● **Data for processing**:
+===+

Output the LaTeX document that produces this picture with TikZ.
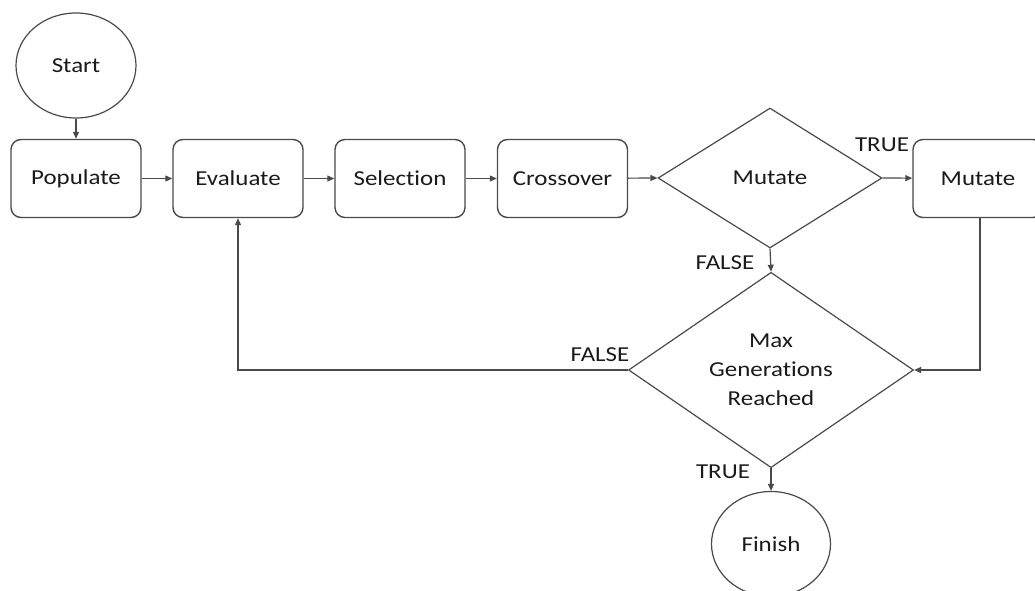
\documentclass[tikz,border=0pt]{standalone}
\usepackage{fontspec}
\setmainfont[FakeStretch=1.17,Ligatures=NoCommon]{Carlito}
\usetikzlibrary{shapes.geometric,arrows.meta}
\definecolor{ln}{HTML}{4A4A4A}
\definecolor{tx}{HTML}{1A1A1A}
\tikzset{
  every node/.style={font=\fontsize{21.3}{29}\selectfont, text=tx},
  procbox/.style={draw=ln, line width=1.4pt, rounded corners=10pt, minimum width=130pt, minimum height=78pt, inner sep=0pt},
  termnode/.style={draw=ln, line width=1.2pt, ellipse, minimum width=120pt, minimum height=105pt, inner sep=0pt},
  decnode/.style={draw=ln, line width=1.2pt, diamond, inner sep=0pt, align=center},
  conn/.style={draw=ln, line width=1.2pt, -{Triangle[length=7pt,width=6pt]}},
  lbl/.style={inner sep=0pt}
}
\begin{document}
\begin{tikzpicture}[x=1pt,y=-1pt]
\clip (0,0) rectangle (1035,591);
\fill[white] (0,0) rectangle (1035,591);
\node[termnode] (start) at (76,65.5) {Start};
\node[procbox] (pop) at (76,178.5) {Populate};
\node[procbox] (eval) at (238,178.5) {Evaluate};
\node[procbox] (sel) at (400,178.5) {Selection};
\node[procbox] (cross) at (562.5,178.5) {Crossover};
\node[decnode, minimum width=224pt, minimum height=140pt] (mutd) at (770,178) {Mutate};
\node[procbox] (mutb) at (978,178.5) {Mutate};
\node[decnode, minimum width=285pt, minimum height=164pt] (maxd) at (771,370) {Max\\Generations\\Reached};
\node[termnode, minimum width=119pt] (fin) at (771,544) {Finish};
\coordinate (mr) at (980,370);
\coordinate (ml) at (238,370);
\draw[conn] (start) -- (pop);
\draw[conn] (pop) -- (eval);
\draw[conn] (eval) -- (sel);
\draw[conn] (sel) -- (cross);
\draw[conn] (cross) -- (mutd.west);
\draw[conn] (mutd.east) -- (mutb);
\draw[conn] (mutd.south) -- (maxd.north);
\draw[conn] (mutb.south -| mr) -- (mr) -- (maxd.east);
\draw[conn] (maxd.west) -- (ml) -- (eval.south);
\draw[conn] (maxd.south) -- (fin.north);
\node[lbl] (t1) at (882,145) {TRUE};
\node[lbl] (f1) at (725,263) {FALSE};
\node[lbl] (f2) at (600,355) {FALSE};
\node[lbl] (t2) at (723,472) {TRUE};
\end{tikzpicture}
\end{document}
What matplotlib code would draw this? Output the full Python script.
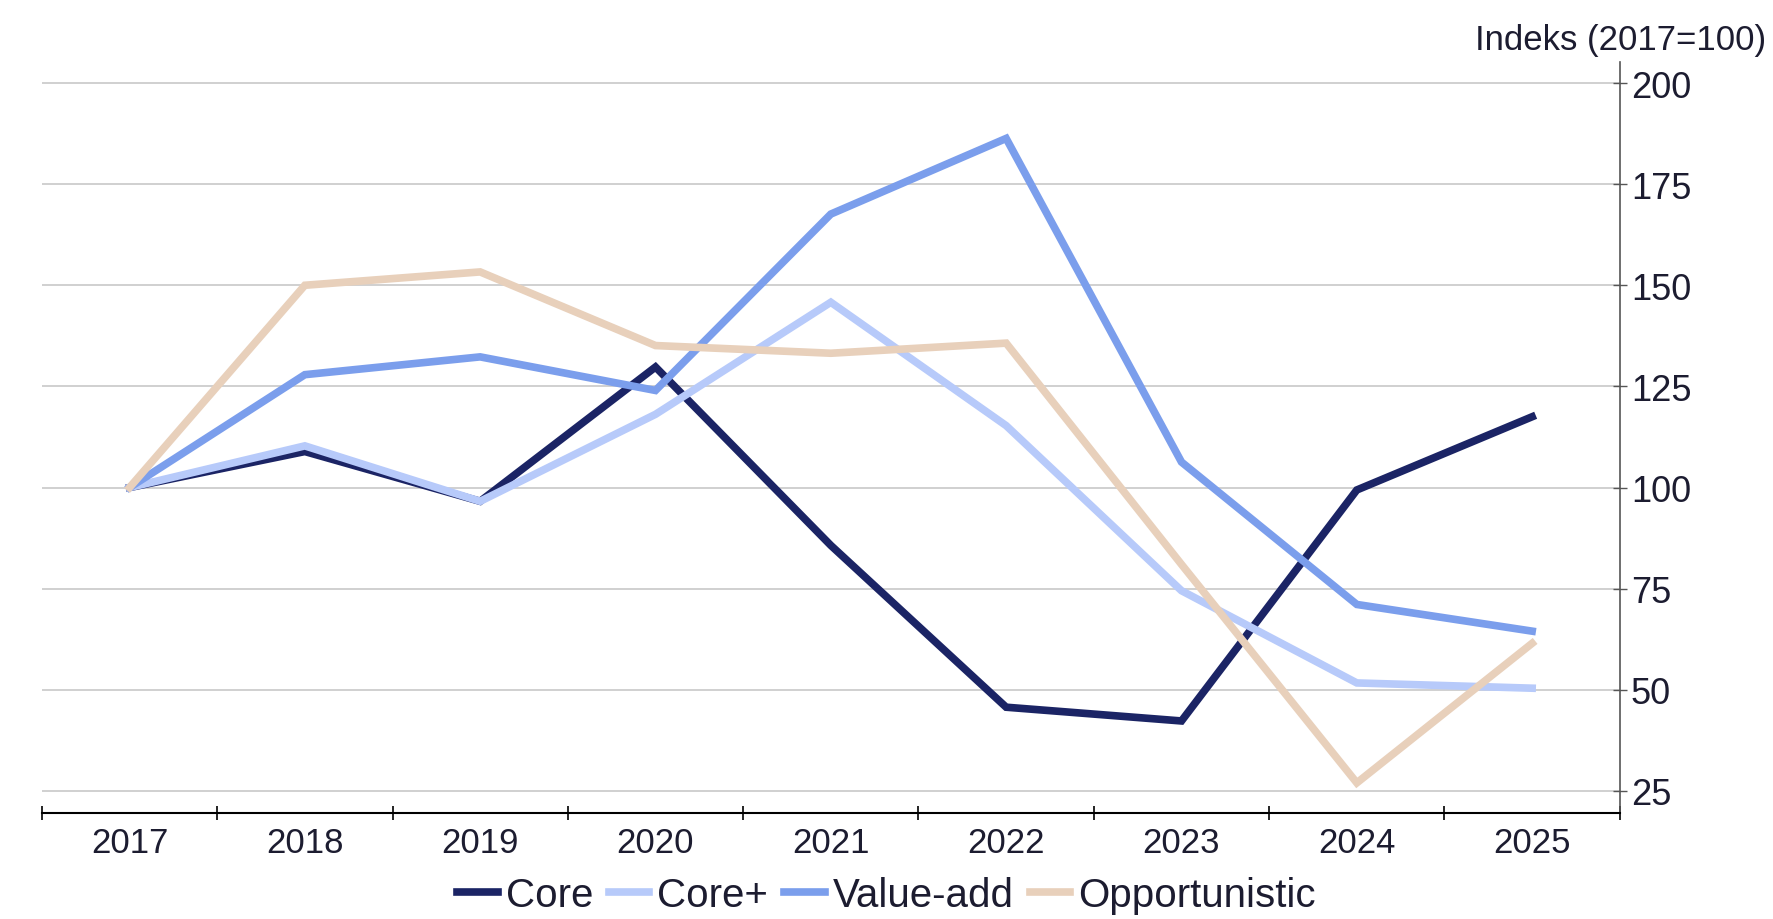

+===+

● **What the task asks**: The records above need to be restated word for word, with the pictures left out.

● **The solution**:
Output the LaTeX document that produces this picture with TikZ.
\documentclass[tikz,border=0pt]{standalone}
\usepackage{fontspec}
\setmainfont[FakeStretch=1.17,Ligatures=NoCommon]{Carlito}
\usetikzlibrary{shapes.geometric,arrows.meta}
\definecolor{ln}{HTML}{4A4A4A}
\definecolor{tx}{HTML}{1A1A1A}
\tikzset{
  every node/.style={font=\fontsize{21.3}{29}\selectfont, text=tx},
  procbox/.style={draw=ln, line width=1.4pt, rounded corners=10pt, minimum width=130pt, minimum height=78pt, inner sep=0pt},
  termnode/.style={draw=ln, line width=1.2pt, ellipse, minimum width=120pt, minimum height=105pt, inner sep=0pt},
  decnode/.style={draw=ln, line width=1.2pt, diamond, inner sep=0pt, align=center},
  conn/.style={draw=ln, line width=1.2pt, -{Triangle[length=7pt,width=6pt]}},
  lbl/.style={inner sep=0pt}
}
\begin{document}
\begin{tikzpicture}[x=1pt,y=-1pt]
\clip (0,0) rectangle (1035,591);
\fill[white] (0,0) rectangle (1035,591);
\node[termnode] (start) at (76,65.5) {Start};
\node[procbox] (pop) at (76,178.5) {Populate};
\node[procbox] (eval) at (238,178.5) {Evaluate};
\node[procbox] (sel) at (400,178.5) {Selection};
\node[procbox] (cross) at (562.5,178.5) {Crossover};
\node[decnode, minimum width=224pt, minimum height=140pt] (mutd) at (770,178) {Mutate};
\node[procbox] (mutb) at (978,178.5) {Mutate};
\node[decnode, minimum width=285pt, minimum height=164pt] (maxd) at (771,370) {Max\\Generations\\Reached};
\node[termnode, minimum width=119pt] (fin) at (771,544) {Finish};
\coordinate (mr) at (980,370);
\coordinate (ml) at (238,370);
\draw[conn] (start) -- (pop);
\draw[conn] (pop) -- (eval);
\draw[conn] (eval) -- (sel);
\draw[conn] (sel) -- (cross);
\draw[conn] (cross) -- (mutd.west);
\draw[conn] (mutd.east) -- (mutb);
\draw[conn] (mutd.south) -- (maxd.north);
\draw[conn] (mutb.south -| mr) -- (mr) -- (maxd.east);
\draw[conn] (maxd.west) -- (ml) -- (eval.south);
\draw[conn] (maxd.south) -- (fin.north);
\node[lbl] (t1) at (882,145) {TRUE};
\node[lbl] (f1) at (725,263) {FALSE};
\node[lbl] (f2) at (600,355) {FALSE};
\node[lbl] (t2) at (723,472) {TRUE};
\end{tikzpicture}
\end{document}
What matplotlib code would draw this? Output the full Python script.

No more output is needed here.